▸ **What you should do**:
Retype all of the listing exactly, passing over any picture you find.

▸ **Data excerpt**:
************
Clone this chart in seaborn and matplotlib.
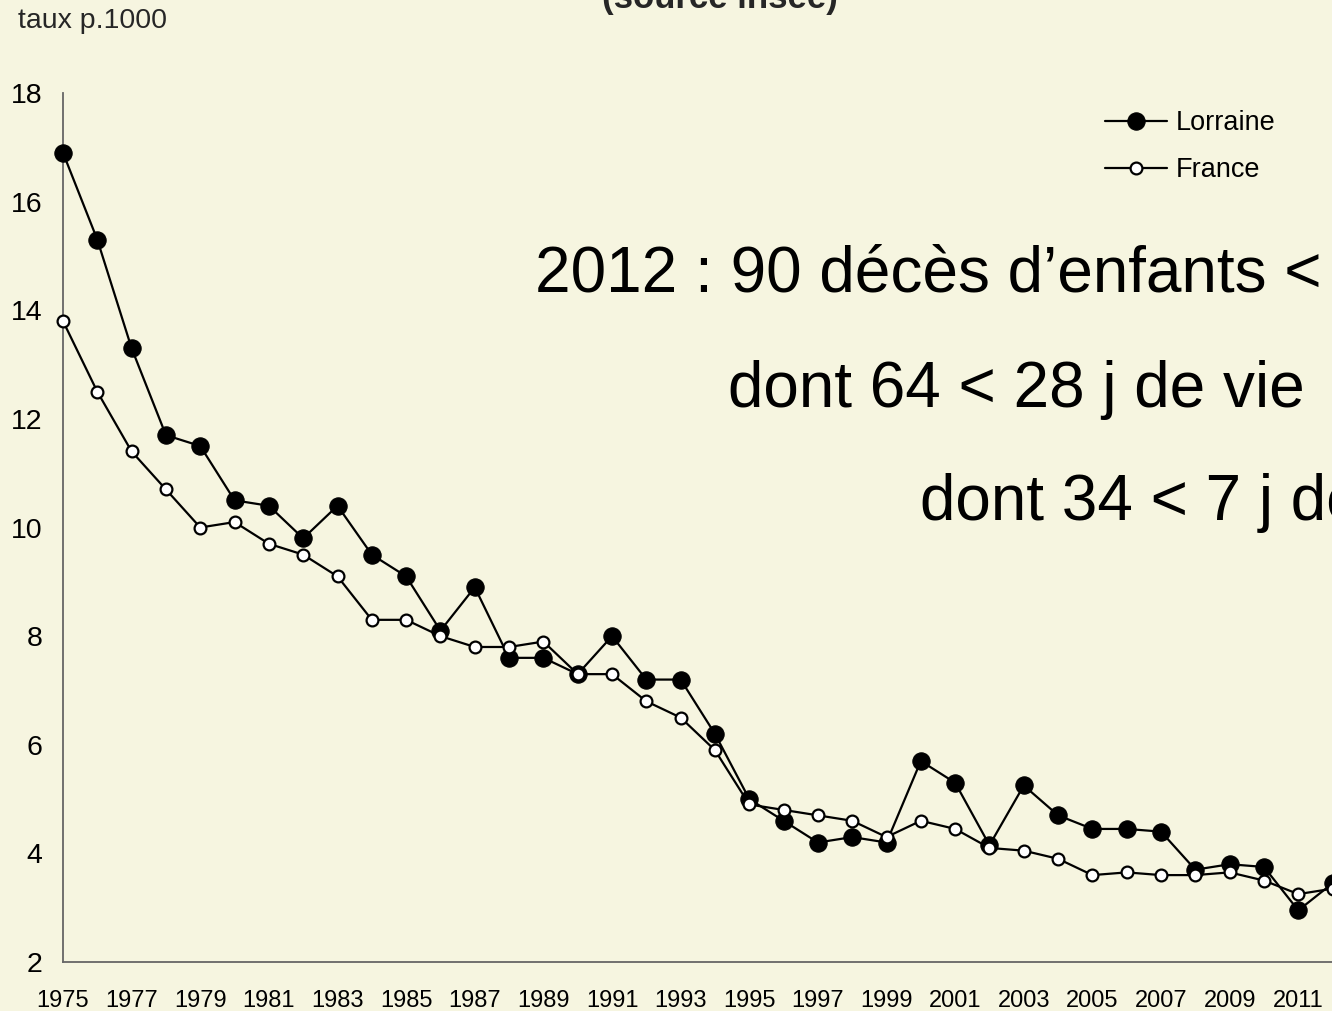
import matplotlib
matplotlib.use("Agg")
import matplotlib.pyplot as plt
import seaborn as sns
import pandas as pd

years = list(range(1975, 2013))
lorraine = [16.9, 15.3, 13.3, 11.7, 11.5, 10.5, 10.4, 9.8, 10.4, 9.5,
            9.1, 8.1, 8.9, 7.6, 7.6, 7.3, 8.0, 7.2, 7.2, 6.2,
            5.0, 4.6, 4.2, 4.3, 4.2, 5.7, 5.3, 4.15, 5.25, 4.7,
            4.45, 4.45, 4.4, 3.7, 3.8, 3.75, 2.95, 3.45]
france = [13.8, 12.5, 11.4, 10.7, 10.0, 10.1, 9.7, 9.5, 9.1, 8.3,
          8.3, 8.0, 7.8, 7.8, 7.9, 7.3, 7.3, 6.8, 6.5, 5.9,
          4.9, 4.8, 4.7, 4.6, 4.3, 4.6, 4.45, 4.1, 4.05, 3.9,
          3.6, 3.65, 3.6, 3.6, 3.65, 3.5, 3.25, 3.35]
series_names = ["Lorraine", "France"]
x_tick_labels = [str(y) if (y - 1975) % 2 == 0 else "" for y in years]
y_ticks = [2, 4, 6, 8, 10, 12, 14, 16, 18]
y_label = "taux p.1000"
title = "(source insee)"
notes = ["2012 : 90 décès d\u2019enfants < 1 an",
         "dont 64 < 28 j de vie",
         "dont 34 < 7 j de vie"]

df = pd.DataFrame({"annee": years, "Lorraine": lorraine, "France": france})

sns.set_style("white")
bg = "#F6F5E0"
plt.rcParams["font.family"] = ["Liberation Sans", "DejaVu Sans"]

W, H = 1332, 1011
fig = plt.figure(figsize=(W / 100, H / 100), dpi=100, facecolor=bg)

x0, x1 = 63, 1332.6
yb, yt = 962, 93
ax = fig.add_axes([x0 / W, (H - yb) / H, (x1 - x0) / W, (yb - yt) / H])
ax.set_facecolor(bg)

sns.lineplot(data=df, x="annee", y="Lorraine", ax=ax, color="black", lw=1.6,
             marker="o", markersize=12.5, markerfacecolor="black",
             markeredgecolor="black", label=series_names[0], clip_on=False,
             zorder=3)
sns.lineplot(data=df, x="annee", y="France", ax=ax, color="black", lw=1.6,
             marker="o", markersize=8.5, markerfacecolor="white",
             markeredgecolor="black", markeredgewidth=1.6,
             label=series_names[1], clip_on=False, zorder=4)

ax.set_xlim(1975, 2012)
ax.set_ylim(2, 18)
ax.set_xticks(years)
ax.set_xticklabels(x_tick_labels)
ax.set_yticks(y_ticks)
ax.set_yticklabels([str(v) for v in y_ticks])
ax.set_xlabel("")
ax.set_ylabel("")

for s in ["top", "right"]:
    ax.spines[s].set_visible(False)
for s in ["left", "bottom"]:
    ax.spines[s].set_color("#666666")
    ax.spines[s].set_linewidth(1.3)

ax.tick_params(axis="both", which="both", direction="in", length=6.5,
               width=1.1, color="#666666", labelcolor="black")
ax.tick_params(axis="y", pad=15, labelsize=20.5)
ax.tick_params(axis="x", pad=20, labelsize=17)

leg = ax.legend(loc="upper left", bbox_to_anchor=(1105 / W, (H - 110) / H),
                bbox_transform=fig.transFigure, frameon=False,
                fontsize=19.5, handlelength=2.3, handletextpad=0.3,
                labelspacing=0.78, borderpad=0, borderaxespad=0)
for t in leg.get_texts():
    t.set_color("black")

fig.text(18 / W, (H - 21) / H, y_label, fontsize=20.5, ha="left", va="center")
fig.text(720 / W, (H - 8) / H, title, fontsize=25, fontweight="bold",
         ha="center", va="baseline")

note_x = [535, 728, 920]
note_base = [292, 407, 520]
for txt, nx, nb in zip(notes, note_x, note_base):
    fig.text(nx / W, (H - nb) / H, txt, fontsize=46, ha="left",
             va="baseline", color="black")

fig.savefig("out.png", dpi=100, facecolor=bg)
************
▸ **Result below**:
Clone this chart in seaborn and matplotlib.
import matplotlib
matplotlib.use("Agg")
import matplotlib.pyplot as plt
import seaborn as sns
import pandas as pd

years = list(range(1975, 2013))
lorraine = [16.9, 15.3, 13.3, 11.7, 11.5, 10.5, 10.4, 9.8, 10.4, 9.5,
            9.1, 8.1, 8.9, 7.6, 7.6, 7.3, 8.0, 7.2, 7.2, 6.2,
            5.0, 4.6, 4.2, 4.3, 4.2, 5.7, 5.3, 4.15, 5.25, 4.7,
            4.45, 4.45, 4.4, 3.7, 3.8, 3.75, 2.95, 3.45]
france = [13.8, 12.5, 11.4, 10.7, 10.0, 10.1, 9.7, 9.5, 9.1, 8.3,
          8.3, 8.0, 7.8, 7.8, 7.9, 7.3, 7.3, 6.8, 6.5, 5.9,
          4.9, 4.8, 4.7, 4.6, 4.3, 4.6, 4.45, 4.1, 4.05, 3.9,
          3.6, 3.65, 3.6, 3.6, 3.65, 3.5, 3.25, 3.35]
series_names = ["Lorraine", "France"]
x_tick_labels = [str(y) if (y - 1975) % 2 == 0 else "" for y in years]
y_ticks = [2, 4, 6, 8, 10, 12, 14, 16, 18]
y_label = "taux p.1000"
title = "(source insee)"
notes = ["2012 : 90 décès d\u2019enfants < 1 an",
         "dont 64 < 28 j de vie",
         "dont 34 < 7 j de vie"]

df = pd.DataFrame({"annee": years, "Lorraine": lorraine, "France": france})

sns.set_style("white")
bg = "#F6F5E0"
plt.rcParams["font.family"] = ["Liberation Sans", "DejaVu Sans"]

W, H = 1332, 1011
fig = plt.figure(figsize=(W / 100, H / 100), dpi=100, facecolor=bg)

x0, x1 = 63, 1332.6
yb, yt = 962, 93
ax = fig.add_axes([x0 / W, (H - yb) / H, (x1 - x0) / W, (yb - yt) / H])
ax.set_facecolor(bg)

sns.lineplot(data=df, x="annee", y="Lorraine", ax=ax, color="black", lw=1.6,
             marker="o", markersize=12.5, markerfacecolor="black",
             markeredgecolor="black", label=series_names[0], clip_on=False,
             zorder=3)
sns.lineplot(data=df, x="annee", y="France", ax=ax, color="black", lw=1.6,
             marker="o", markersize=8.5, markerfacecolor="white",
             markeredgecolor="black", markeredgewidth=1.6,
             label=series_names[1], clip_on=False, zorder=4)

ax.set_xlim(1975, 2012)
ax.set_ylim(2, 18)
ax.set_xticks(years)
ax.set_xticklabels(x_tick_labels)
ax.set_yticks(y_ticks)
ax.set_yticklabels([str(v) for v in y_ticks])
ax.set_xlabel("")
ax.set_ylabel("")

for s in ["top", "right"]:
    ax.spines[s].set_visible(False)
for s in ["left", "bottom"]:
    ax.spines[s].set_color("#666666")
    ax.spines[s].set_linewidth(1.3)

ax.tick_params(axis="both", which="both", direction="in", length=6.5,
               width=1.1, color="#666666", labelcolor="black")
ax.tick_params(axis="y", pad=15, labelsize=20.5)
ax.tick_params(axis="x", pad=20, labelsize=17)

leg = ax.legend(loc="upper left", bbox_to_anchor=(1105 / W, (H - 110) / H),
                bbox_transform=fig.transFigure, frameon=False,
                fontsize=19.5, handlelength=2.3, handletextpad=0.3,
                labelspacing=0.78, borderpad=0, borderaxespad=0)
for t in leg.get_texts():
    t.set_color("black")

fig.text(18 / W, (H - 21) / H, y_label, fontsize=20.5, ha="left", va="center")
fig.text(720 / W, (H - 8) / H, title, fontsize=25, fontweight="bold",
         ha="center", va="baseline")

note_x = [535, 728, 920]
note_base = [292, 407, 520]
for txt, nx, nb in zip(notes, note_x, note_base):
    fig.text(nx / W, (H - nb) / H, txt, fontsize=46, ha="left",
             va="baseline", color="black")

fig.savefig("out.png", dpi=100, facecolor=bg)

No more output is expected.